▶ **REQUIREMENTS**
Make an exact copy of all the records.

▶ **EXTRACTED ENTRIES**
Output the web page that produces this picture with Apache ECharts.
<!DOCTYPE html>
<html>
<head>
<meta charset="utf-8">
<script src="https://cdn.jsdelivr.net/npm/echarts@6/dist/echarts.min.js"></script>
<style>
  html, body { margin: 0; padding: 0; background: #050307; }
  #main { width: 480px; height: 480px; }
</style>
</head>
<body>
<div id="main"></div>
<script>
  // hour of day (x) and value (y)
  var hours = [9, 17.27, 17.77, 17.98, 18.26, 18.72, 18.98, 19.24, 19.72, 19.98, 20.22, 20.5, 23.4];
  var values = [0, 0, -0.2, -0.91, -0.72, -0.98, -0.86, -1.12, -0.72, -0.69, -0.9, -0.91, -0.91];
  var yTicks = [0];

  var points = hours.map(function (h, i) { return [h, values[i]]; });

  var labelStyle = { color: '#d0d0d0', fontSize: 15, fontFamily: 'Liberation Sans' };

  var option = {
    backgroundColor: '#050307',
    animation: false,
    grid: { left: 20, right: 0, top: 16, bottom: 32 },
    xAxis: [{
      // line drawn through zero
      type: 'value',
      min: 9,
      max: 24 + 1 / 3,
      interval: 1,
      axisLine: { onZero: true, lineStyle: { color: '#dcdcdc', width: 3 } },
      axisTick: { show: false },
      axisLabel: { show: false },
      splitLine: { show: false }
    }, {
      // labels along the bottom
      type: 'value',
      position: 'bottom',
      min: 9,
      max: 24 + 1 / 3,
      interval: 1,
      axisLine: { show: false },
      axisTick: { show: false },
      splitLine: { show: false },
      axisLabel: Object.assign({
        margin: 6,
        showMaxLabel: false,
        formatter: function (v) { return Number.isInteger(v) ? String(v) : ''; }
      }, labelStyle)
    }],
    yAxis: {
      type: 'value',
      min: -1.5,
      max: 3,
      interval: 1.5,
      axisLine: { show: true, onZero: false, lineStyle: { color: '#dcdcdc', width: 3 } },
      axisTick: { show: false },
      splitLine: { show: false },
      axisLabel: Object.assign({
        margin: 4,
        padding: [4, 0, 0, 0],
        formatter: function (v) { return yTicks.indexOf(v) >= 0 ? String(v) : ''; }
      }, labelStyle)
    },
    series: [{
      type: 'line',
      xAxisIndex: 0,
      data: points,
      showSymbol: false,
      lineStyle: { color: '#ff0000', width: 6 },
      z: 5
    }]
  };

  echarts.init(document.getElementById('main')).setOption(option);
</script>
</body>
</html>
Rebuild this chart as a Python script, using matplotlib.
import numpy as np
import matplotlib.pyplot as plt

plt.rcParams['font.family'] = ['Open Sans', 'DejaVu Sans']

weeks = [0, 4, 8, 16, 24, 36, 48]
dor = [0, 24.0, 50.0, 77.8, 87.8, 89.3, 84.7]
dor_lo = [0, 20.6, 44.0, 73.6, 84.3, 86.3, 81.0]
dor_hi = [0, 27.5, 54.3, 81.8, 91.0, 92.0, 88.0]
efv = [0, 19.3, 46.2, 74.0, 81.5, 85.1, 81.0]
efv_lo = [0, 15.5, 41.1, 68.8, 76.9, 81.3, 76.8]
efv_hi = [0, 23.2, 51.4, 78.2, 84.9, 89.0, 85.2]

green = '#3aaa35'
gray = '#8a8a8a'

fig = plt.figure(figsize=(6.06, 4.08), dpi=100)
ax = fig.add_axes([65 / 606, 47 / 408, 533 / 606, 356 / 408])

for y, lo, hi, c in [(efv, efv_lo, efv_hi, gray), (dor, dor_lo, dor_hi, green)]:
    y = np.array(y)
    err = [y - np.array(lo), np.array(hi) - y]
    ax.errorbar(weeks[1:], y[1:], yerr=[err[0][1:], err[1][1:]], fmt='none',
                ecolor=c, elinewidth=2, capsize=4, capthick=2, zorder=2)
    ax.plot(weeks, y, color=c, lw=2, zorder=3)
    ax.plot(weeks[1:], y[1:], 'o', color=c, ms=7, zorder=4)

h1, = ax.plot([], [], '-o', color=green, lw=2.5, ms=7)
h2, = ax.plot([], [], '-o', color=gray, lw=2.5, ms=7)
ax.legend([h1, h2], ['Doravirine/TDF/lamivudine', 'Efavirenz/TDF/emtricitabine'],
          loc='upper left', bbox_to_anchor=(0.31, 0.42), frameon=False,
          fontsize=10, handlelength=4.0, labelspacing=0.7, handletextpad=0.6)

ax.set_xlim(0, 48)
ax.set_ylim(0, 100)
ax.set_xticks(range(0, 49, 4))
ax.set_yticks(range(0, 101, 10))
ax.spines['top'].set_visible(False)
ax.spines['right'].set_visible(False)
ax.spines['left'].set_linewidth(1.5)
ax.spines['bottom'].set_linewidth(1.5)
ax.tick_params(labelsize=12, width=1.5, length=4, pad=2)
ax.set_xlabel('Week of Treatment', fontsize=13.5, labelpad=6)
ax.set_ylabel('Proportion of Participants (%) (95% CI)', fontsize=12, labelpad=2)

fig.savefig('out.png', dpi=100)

▶ **EXPECTED ANSWER**
Output the web page that produces this picture with Apache ECharts.
<!DOCTYPE html>
<html>
<head>
<meta charset="utf-8">
<script src="https://cdn.jsdelivr.net/npm/echarts@6/dist/echarts.min.js"></script>
<style>
  html, body { margin: 0; padding: 0; background: #050307; }
  #main { width: 480px; height: 480px; }
</style>
</head>
<body>
<div id="main"></div>
<script>
  // hour of day (x) and value (y)
  var hours = [9, 17.27, 17.77, 17.98, 18.26, 18.72, 18.98, 19.24, 19.72, 19.98, 20.22, 20.5, 23.4];
  var values = [0, 0, -0.2, -0.91, -0.72, -0.98, -0.86, -1.12, -0.72, -0.69, -0.9, -0.91, -0.91];
  var yTicks = [0];

  var points = hours.map(function (h, i) { return [h, values[i]]; });

  var labelStyle = { color: '#d0d0d0', fontSize: 15, fontFamily: 'Liberation Sans' };

  var option = {
    backgroundColor: '#050307',
    animation: false,
    grid: { left: 20, right: 0, top: 16, bottom: 32 },
    xAxis: [{
      // line drawn through zero
      type: 'value',
      min: 9,
      max: 24 + 1 / 3,
      interval: 1,
      axisLine: { onZero: true, lineStyle: { color: '#dcdcdc', width: 3 } },
      axisTick: { show: false },
      axisLabel: { show: false },
      splitLine: { show: false }
    }, {
      // labels along the bottom
      type: 'value',
      position: 'bottom',
      min: 9,
      max: 24 + 1 / 3,
      interval: 1,
      axisLine: { show: false },
      axisTick: { show: false },
      splitLine: { show: false },
      axisLabel: Object.assign({
        margin: 6,
        showMaxLabel: false,
        formatter: function (v) { return Number.isInteger(v) ? String(v) : ''; }
      }, labelStyle)
    }],
    yAxis: {
      type: 'value',
      min: -1.5,
      max: 3,
      interval: 1.5,
      axisLine: { show: true, onZero: false, lineStyle: { color: '#dcdcdc', width: 3 } },
      axisTick: { show: false },
      splitLine: { show: false },
      axisLabel: Object.assign({
        margin: 4,
        padding: [4, 0, 0, 0],
        formatter: function (v) { return yTicks.indexOf(v) >= 0 ? String(v) : ''; }
      }, labelStyle)
    },
    series: [{
      type: 'line',
      xAxisIndex: 0,
      data: points,
      showSymbol: false,
      lineStyle: { color: '#ff0000', width: 6 },
      z: 5
    }]
  };

  echarts.init(document.getElementById('main')).setOption(option);
</script>
</body>
</html>
Rebuild this chart as a Python script, using matplotlib.
import numpy as np
import matplotlib.pyplot as plt

plt.rcParams['font.family'] = ['Open Sans', 'DejaVu Sans']

weeks = [0, 4, 8, 16, 24, 36, 48]
dor = [0, 24.0, 50.0, 77.8, 87.8, 89.3, 84.7]
dor_lo = [0, 20.6, 44.0, 73.6, 84.3, 86.3, 81.0]
dor_hi = [0, 27.5, 54.3, 81.8, 91.0, 92.0, 88.0]
efv = [0, 19.3, 46.2, 74.0, 81.5, 85.1, 81.0]
efv_lo = [0, 15.5, 41.1, 68.8, 76.9, 81.3, 76.8]
efv_hi = [0, 23.2, 51.4, 78.2, 84.9, 89.0, 85.2]

green = '#3aaa35'
gray = '#8a8a8a'

fig = plt.figure(figsize=(6.06, 4.08), dpi=100)
ax = fig.add_axes([65 / 606, 47 / 408, 533 / 606, 356 / 408])

for y, lo, hi, c in [(efv, efv_lo, efv_hi, gray), (dor, dor_lo, dor_hi, green)]:
    y = np.array(y)
    err = [y - np.array(lo), np.array(hi) - y]
    ax.errorbar(weeks[1:], y[1:], yerr=[err[0][1:], err[1][1:]], fmt='none',
                ecolor=c, elinewidth=2, capsize=4, capthick=2, zorder=2)
    ax.plot(weeks, y, color=c, lw=2, zorder=3)
    ax.plot(weeks[1:], y[1:], 'o', color=c, ms=7, zorder=4)

h1, = ax.plot([], [], '-o', color=green, lw=2.5, ms=7)
h2, = ax.plot([], [], '-o', color=gray, lw=2.5, ms=7)
ax.legend([h1, h2], ['Doravirine/TDF/lamivudine', 'Efavirenz/TDF/emtricitabine'],
          loc='upper left', bbox_to_anchor=(0.31, 0.42), frameon=False,
          fontsize=10, handlelength=4.0, labelspacing=0.7, handletextpad=0.6)

ax.set_xlim(0, 48)
ax.set_ylim(0, 100)
ax.set_xticks(range(0, 49, 4))
ax.set_yticks(range(0, 101, 10))
ax.spines['top'].set_visible(False)
ax.spines['right'].set_visible(False)
ax.spines['left'].set_linewidth(1.5)
ax.spines['bottom'].set_linewidth(1.5)
ax.tick_params(labelsize=12, width=1.5, length=4, pad=2)
ax.set_xlabel('Week of Treatment', fontsize=13.5, labelpad=6)
ax.set_ylabel('Proportion of Participants (%) (95% CI)', fontsize=12, labelpad=2)

fig.savefig('out.png', dpi=100)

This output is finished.